Toutes les sources qui s’échappent du pied de la colline, sont encaissées dans un canal commun, de 1 200 mètres de long, qui conduit leurs eaux sous une sorte de hangar immense, construit à peu près sur le modèle de la gare d’un chemin de fer. Une élégante charpente y soutient, à une assez grande hauteur, un vitrage, qui sert à recouvrir et à abriter l’appareil à éclosion. Ce hangar est accompagné de trois pavillons : ceux des deux extrémités sont consacrés au laboratoire et au logement du garde, celui du milieu aux collections.

Les eaux du canal s’introduisent sous le hangar, par un tunnel de briques, dont l’ouverture extérieure est garnie d’une vanne, qui sert à régler le courant. À leur entrée, elles s’y divisent en sept ruisseaux parallèles, ayant seulement 1 mètre de large sur 40 mètres de long, qui traversent le hangar sur toute sa longueur, et viennent aboutir à des bassins particuliers qui doivent recevoir les poissons nouvellement éclos. Ces petits ruisseaux artificiels sont séparés les uns des autres, dans toute leur étendue, par des chemins profonds, où circulent librement les gardiens attachés au service de l’établissement. Les petits ruisseaux se trouvant ainsi à hauteur d’appui on peut constamment surveiller ce qui se passe dans les divers courants.

C’est dans l’intérieur de ces ruisseaux, où l’on entretient un courant d’eau continuel, condition indispensable à la conservation et au développement des germes, que l’on dépose les œufs préalablement soumis, dans le laboratoire, à l’opération de la fécondation artificielle. C’est là qu’ils doivent passer le temps de leur incubation. Ils sont déposés sur des claies, ou corbeilles plates en osier, que l’on maintient à une hauteur peu éloignée du niveau de l’eau, de manière à ce qu’elles restent toujours sous les yeux du gardien chargé de les surveiller. La position superficielle qu’on leur donne, rend l’observation et la surveillance extrêmement faciles. Si le courant chasse les œufs de manière à les entasser, le gardien les remet en place, et modère le courant. Si des sédiments nuisibles, des détritus apportés par les eaux, viennent à les recouvrir, il les enlève avec un pinceau. Enfin si le canevas végétal sur lequel ils reposent, est sali par un séjour trop prolongé dans l’eau, le gardien en opère le transbordement dans une claie de rechange, ainsi que nous l’avons décrit dans le chapitre précédent.
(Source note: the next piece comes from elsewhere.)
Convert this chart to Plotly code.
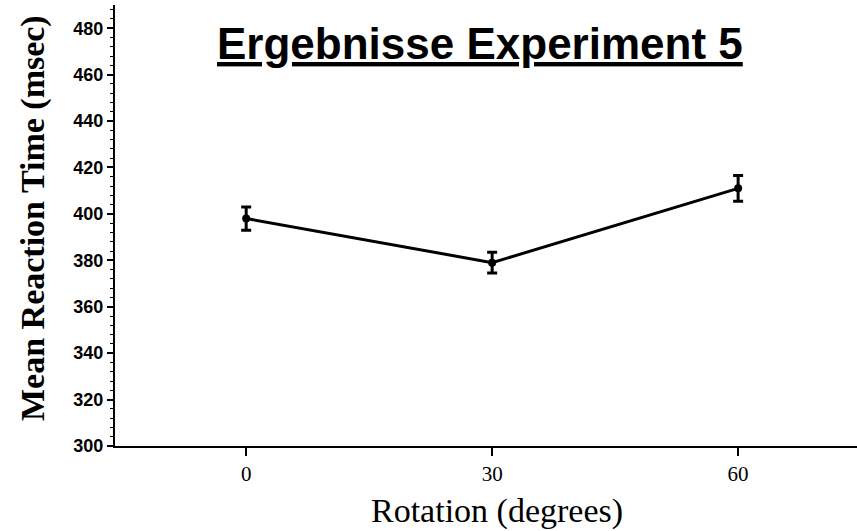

La figure 587, que l’Année illustrée a publiée dans son numéro du 17 septembre 1868, et que nous empruntons à ce recueil, représente une vue intérieure et les ruisseaux artificiels qui servent à l’incubation des œufs dans l’établissement de Huningue.

Dans ces conditions artificielles les œufs se développent beaucoup plus sûrement que dans les conditions réalisées par la nature, car ici l’art intervient avec efficacité, pour écarter toutes les causes, si nombreuses, d’altération ou de destruction qu’ils rencontrent dans les milieux naturels.

Dès que le poisson est éclos, on le dirige dans le bassin où aboutit le ruisseau dans lequel il a pris naissance. C’est ici que les petites claies ou corbeilles d’osier qui servent de moyen de support aux œufs fécondés, vont rendre un nouveau service. On les enchâsse dans un cadre léger qui flotte à la surface de l’eau, et le courant les entraîne dans le bassin où le jeune poisson doit être parqué dès le premier moment de sa naissance.

Dans ce premier bassin, les jeunes poissons commencent à grandir ; mais leur nombre s’accroissant tous les jours, par suite des naissances qui se multiplient sous le hangar, ils ne pourraient plus tenir dans cet espace. On leur donne donc accès dans des bassins plus étendus, c’est-à-dire dans des viviers en plein air, établis dans les jardins qui entourent l’établissement. Là, une nourriture convenable leur permet de se transformer promptement en alevin.